Exercise brief:
Emit an exact copy of the lines running from the start of the records to the line containing "1.6, 46.7, 33.8];", both included.

Dataset content:
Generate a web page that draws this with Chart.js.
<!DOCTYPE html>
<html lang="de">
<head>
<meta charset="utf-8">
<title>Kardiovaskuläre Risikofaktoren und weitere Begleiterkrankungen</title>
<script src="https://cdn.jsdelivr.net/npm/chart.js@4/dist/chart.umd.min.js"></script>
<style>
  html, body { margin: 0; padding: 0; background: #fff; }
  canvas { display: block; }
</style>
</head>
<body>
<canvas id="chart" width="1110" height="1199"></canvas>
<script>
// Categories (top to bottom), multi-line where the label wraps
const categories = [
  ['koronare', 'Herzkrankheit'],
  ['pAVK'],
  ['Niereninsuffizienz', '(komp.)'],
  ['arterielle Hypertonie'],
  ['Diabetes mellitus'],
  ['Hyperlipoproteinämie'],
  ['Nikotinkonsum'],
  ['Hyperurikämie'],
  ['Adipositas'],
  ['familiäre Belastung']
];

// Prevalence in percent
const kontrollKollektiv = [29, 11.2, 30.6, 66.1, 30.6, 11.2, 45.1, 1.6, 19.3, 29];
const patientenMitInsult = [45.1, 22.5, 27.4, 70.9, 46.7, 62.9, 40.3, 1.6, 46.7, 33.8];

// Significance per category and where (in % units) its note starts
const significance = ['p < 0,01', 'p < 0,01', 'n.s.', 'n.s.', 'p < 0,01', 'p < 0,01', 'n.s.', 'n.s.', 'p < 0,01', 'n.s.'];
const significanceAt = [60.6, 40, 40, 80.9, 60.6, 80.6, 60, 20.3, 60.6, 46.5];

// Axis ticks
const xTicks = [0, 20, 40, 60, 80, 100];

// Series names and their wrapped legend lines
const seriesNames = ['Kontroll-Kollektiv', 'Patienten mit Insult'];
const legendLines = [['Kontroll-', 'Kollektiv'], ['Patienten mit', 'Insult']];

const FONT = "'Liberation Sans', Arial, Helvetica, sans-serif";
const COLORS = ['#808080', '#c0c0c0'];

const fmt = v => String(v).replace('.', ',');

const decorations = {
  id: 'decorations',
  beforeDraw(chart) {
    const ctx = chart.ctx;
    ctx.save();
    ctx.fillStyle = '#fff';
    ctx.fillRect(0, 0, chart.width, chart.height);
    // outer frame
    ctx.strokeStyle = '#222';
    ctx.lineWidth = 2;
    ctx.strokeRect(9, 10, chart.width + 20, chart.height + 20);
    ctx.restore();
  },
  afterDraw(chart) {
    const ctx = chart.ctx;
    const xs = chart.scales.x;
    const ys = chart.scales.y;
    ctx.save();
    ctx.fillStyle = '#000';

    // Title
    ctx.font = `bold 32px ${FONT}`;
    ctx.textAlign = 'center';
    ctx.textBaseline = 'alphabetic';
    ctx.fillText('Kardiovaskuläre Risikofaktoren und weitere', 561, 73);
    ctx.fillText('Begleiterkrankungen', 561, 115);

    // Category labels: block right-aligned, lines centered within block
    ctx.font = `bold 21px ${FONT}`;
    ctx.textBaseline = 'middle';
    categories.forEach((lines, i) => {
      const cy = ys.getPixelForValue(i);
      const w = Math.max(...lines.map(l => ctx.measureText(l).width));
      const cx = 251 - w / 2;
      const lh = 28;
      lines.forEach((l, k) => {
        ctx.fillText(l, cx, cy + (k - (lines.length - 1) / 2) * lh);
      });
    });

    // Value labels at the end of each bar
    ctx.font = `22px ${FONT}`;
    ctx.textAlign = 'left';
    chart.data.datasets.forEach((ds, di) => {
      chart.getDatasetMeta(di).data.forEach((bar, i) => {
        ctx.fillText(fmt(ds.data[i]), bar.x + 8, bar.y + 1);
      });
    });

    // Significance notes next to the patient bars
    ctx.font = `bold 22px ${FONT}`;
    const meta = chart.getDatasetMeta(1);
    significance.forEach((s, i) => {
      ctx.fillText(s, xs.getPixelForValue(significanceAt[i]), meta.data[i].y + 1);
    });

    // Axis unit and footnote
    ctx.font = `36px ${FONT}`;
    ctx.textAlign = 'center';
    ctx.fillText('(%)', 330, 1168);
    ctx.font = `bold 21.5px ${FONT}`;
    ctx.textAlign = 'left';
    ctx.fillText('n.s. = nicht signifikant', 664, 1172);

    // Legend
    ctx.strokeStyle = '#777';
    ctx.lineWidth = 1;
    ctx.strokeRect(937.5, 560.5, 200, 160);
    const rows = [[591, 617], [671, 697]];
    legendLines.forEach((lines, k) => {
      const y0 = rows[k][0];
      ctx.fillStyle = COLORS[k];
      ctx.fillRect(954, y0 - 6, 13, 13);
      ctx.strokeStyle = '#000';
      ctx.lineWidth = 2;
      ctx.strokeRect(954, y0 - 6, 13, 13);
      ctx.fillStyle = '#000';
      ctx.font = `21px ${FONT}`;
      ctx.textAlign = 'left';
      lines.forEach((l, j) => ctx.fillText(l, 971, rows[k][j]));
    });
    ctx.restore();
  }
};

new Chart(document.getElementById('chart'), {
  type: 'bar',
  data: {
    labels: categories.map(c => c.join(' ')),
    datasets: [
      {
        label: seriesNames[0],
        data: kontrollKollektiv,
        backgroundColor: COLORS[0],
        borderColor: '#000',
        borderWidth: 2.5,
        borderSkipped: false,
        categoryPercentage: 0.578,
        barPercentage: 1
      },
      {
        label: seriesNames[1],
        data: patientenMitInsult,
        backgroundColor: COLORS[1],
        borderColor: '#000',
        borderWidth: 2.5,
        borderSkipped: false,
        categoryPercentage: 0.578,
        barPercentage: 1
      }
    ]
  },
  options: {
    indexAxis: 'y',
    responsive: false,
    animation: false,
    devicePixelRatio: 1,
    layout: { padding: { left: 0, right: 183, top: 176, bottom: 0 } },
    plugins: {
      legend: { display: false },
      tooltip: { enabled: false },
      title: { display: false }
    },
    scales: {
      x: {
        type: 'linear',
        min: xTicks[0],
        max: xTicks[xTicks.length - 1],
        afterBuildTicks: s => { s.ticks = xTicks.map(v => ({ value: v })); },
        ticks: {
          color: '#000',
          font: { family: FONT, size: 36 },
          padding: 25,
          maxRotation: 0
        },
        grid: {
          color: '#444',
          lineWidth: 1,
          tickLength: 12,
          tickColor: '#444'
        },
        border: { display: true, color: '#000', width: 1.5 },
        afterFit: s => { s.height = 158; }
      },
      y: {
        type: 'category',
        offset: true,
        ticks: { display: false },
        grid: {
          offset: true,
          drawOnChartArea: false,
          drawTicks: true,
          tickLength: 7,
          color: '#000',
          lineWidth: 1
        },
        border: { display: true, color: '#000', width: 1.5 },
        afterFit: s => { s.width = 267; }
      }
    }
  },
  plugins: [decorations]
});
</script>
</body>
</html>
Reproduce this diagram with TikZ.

Solution to this exercise:
Generate a web page that draws this with Chart.js.
<!DOCTYPE html>
<html lang="de">
<head>
<meta charset="utf-8">
<title>Kardiovaskuläre Risikofaktoren und weitere Begleiterkrankungen</title>
<script src="https://cdn.jsdelivr.net/npm/chart.js@4/dist/chart.umd.min.js"></script>
<style>
  html, body { margin: 0; padding: 0; background: #fff; }
  canvas { display: block; }
</style>
</head>
<body>
<canvas id="chart" width="1110" height="1199"></canvas>
<script>
// Categories (top to bottom), multi-line where the label wraps
const categories = [
  ['koronare', 'Herzkrankheit'],
  ['pAVK'],
  ['Niereninsuffizienz', '(komp.)'],
  ['arterielle Hypertonie'],
  ['Diabetes mellitus'],
  ['Hyperlipoproteinämie'],
  ['Nikotinkonsum'],
  ['Hyperurikämie'],
  ['Adipositas'],
  ['familiäre Belastung']
];

// Prevalence in percent
const kontrollKollektiv = [29, 11.2, 30.6, 66.1, 30.6, 11.2, 45.1, 1.6, 19.3, 29];
const patientenMitInsult = [45.1, 22.5, 27.4, 70.9, 46.7, 62.9, 40.3, 1.6, 46.7, 33.8];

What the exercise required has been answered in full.